I Verdi hanno offerto di entrare nella maggioranza. Sono pronti a mostrarsi pragmatici sul Green deal. Hanno 54 deputati, esattamente ciò che manca a von der Leyen per assicurarsi la conferma in Parlamento. Ma il Ppe è assolutamente contrario ad allargare la maggioranza ai Verdi. Anche impegni pubblici di von der Leyen sul Green deal per ottenere un appoggio esterno sono indigesti ai suoi compagni di partito. Il Ppe e la stessa Cdu – il partito di von der Leyen – vogliono cancellare la data del 2035 sulle auto elettriche. Per non inciampare con i Verdi, von der Leyen si era concentrata su Giorgia Meloni. Le molte concessioni fatte alla premier italiana nell’ultimo anno e mezzo dovevano servire anche a convincere gli eurodeputati di Fratelli d’Italia a votare la fiducia. Prima delle elezioni la presidente della Commissione ha definito Meloni “pro europea, pro Ucraina e pro stato di diritto”. Alcuni capi di stato e di governo del Ppe – come il polacco Donald Tusk e l’austriaco Karl Nehammer – hanno mostrato la volontà di ricucire con Meloni, negando di aver voluto prendere decisioni sulle nomine alle sue spalle. Nei prossimi giorni von der Leyen incontrerà il gruppo dei Conservatori e riformisti europei. Ma non potrà assumere impegni pubblici con Meloni e i suoi: troppo alto il rischio di perdere voti tra i socialisti e i liberali, che hanno messo una linea rossa sul presidente del Consiglio italiano. Vale anche per il commissario italiano. Una delle tradizionali merci di scambio sono i posti di vicepresidente esecutivo della Commissione.

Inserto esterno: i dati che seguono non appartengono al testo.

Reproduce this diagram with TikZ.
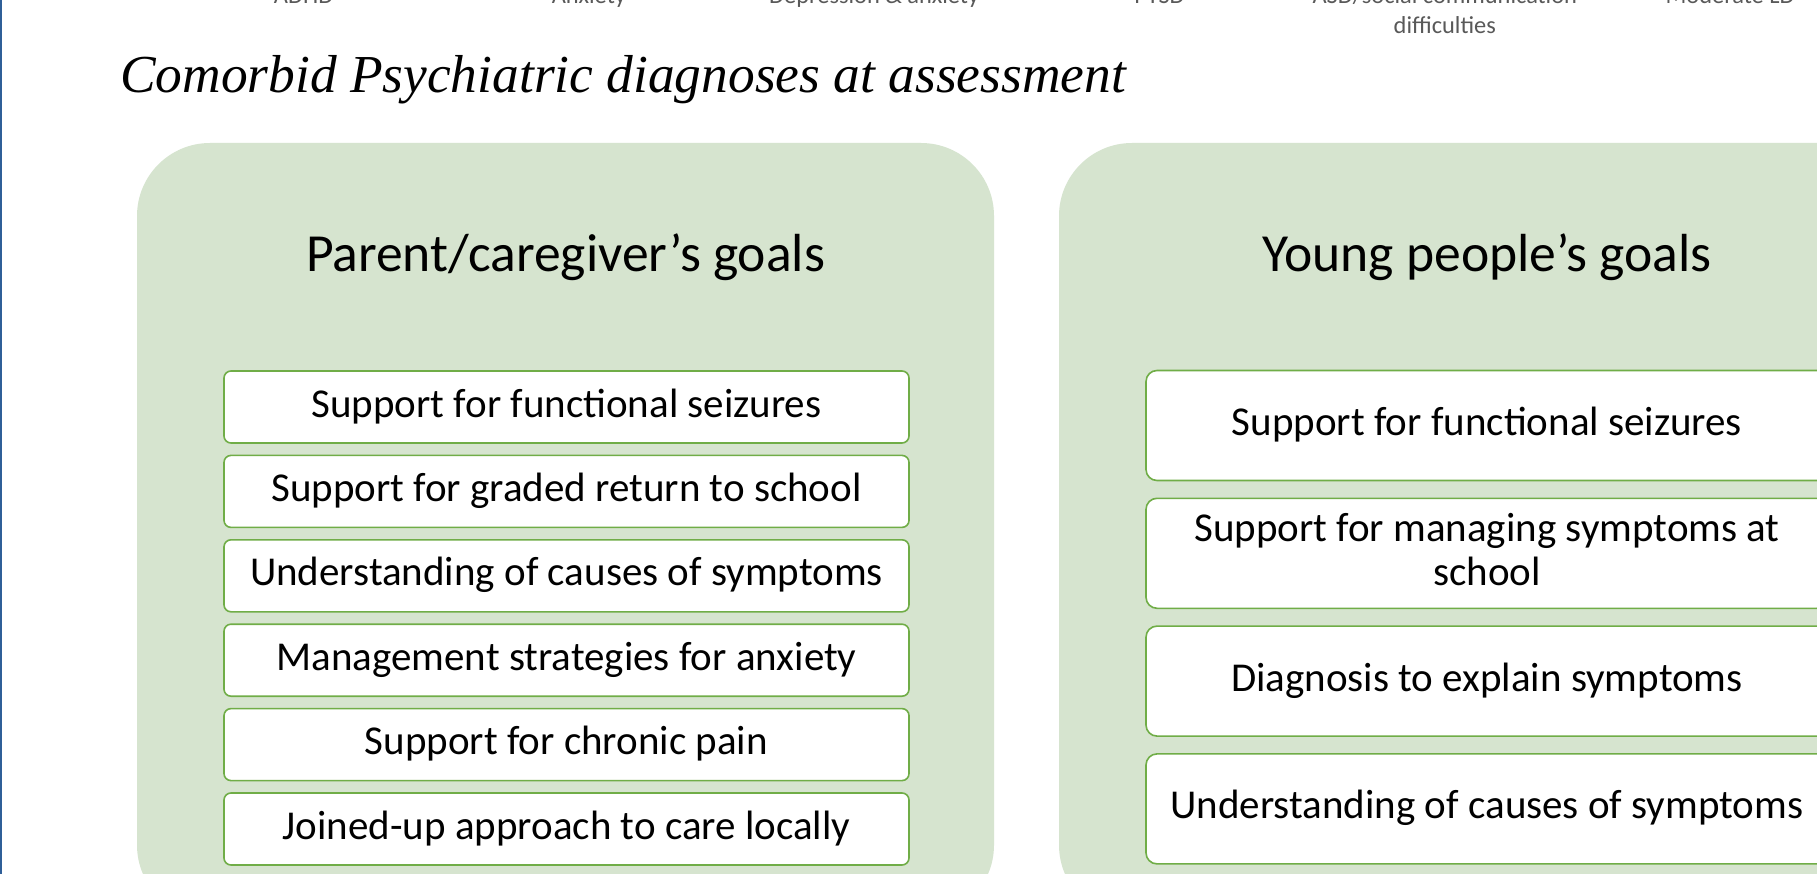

Nel 2019 furono attribuiti da von der Leyen a tre rappresentanti della maggioranza europeista: Valdis Dombrovskis per il Ppe, Frans Timmermans per i socialisti e Margrethe Vestager per i liberali. Nella struttura piramidale della Commissione sono quelli i tre posti che contano di più. La funzione di vicepresidente non esecutivo può essere prestigiosa, ma è meno importante di un commissario con un portafoglio importante. Sono i commissari ad avere il controllo delle direzioni generali del settore di cui sono competenti. I vicepresidenti esecutivi a loro volta controllano i commissari. Se von der Leyen dovesse impegnarsi oggi a concedere un posto di vicepresidente esecutivo all’Italia di Meloni, darebbe l’impressione di un ingresso del gruppo Ecr in maggioranza. Per socialisti e liberali la linea rossa verrebbe superata. A von der Leyen è stato detto di negoziare con Meloni sul commissario e consigliato di attendere il voto al Parlamento europeo, almeno per fare annunci in pubblico. “I vicepresidenti esecutivi della Commissione si materializzeranno dopo il 18 luglio”, spiega un funzionario. Una volta ottenuta la fiducia in Parlamento, von der Leyen avrà finalmente le mani libere per i prossimi cinque anni.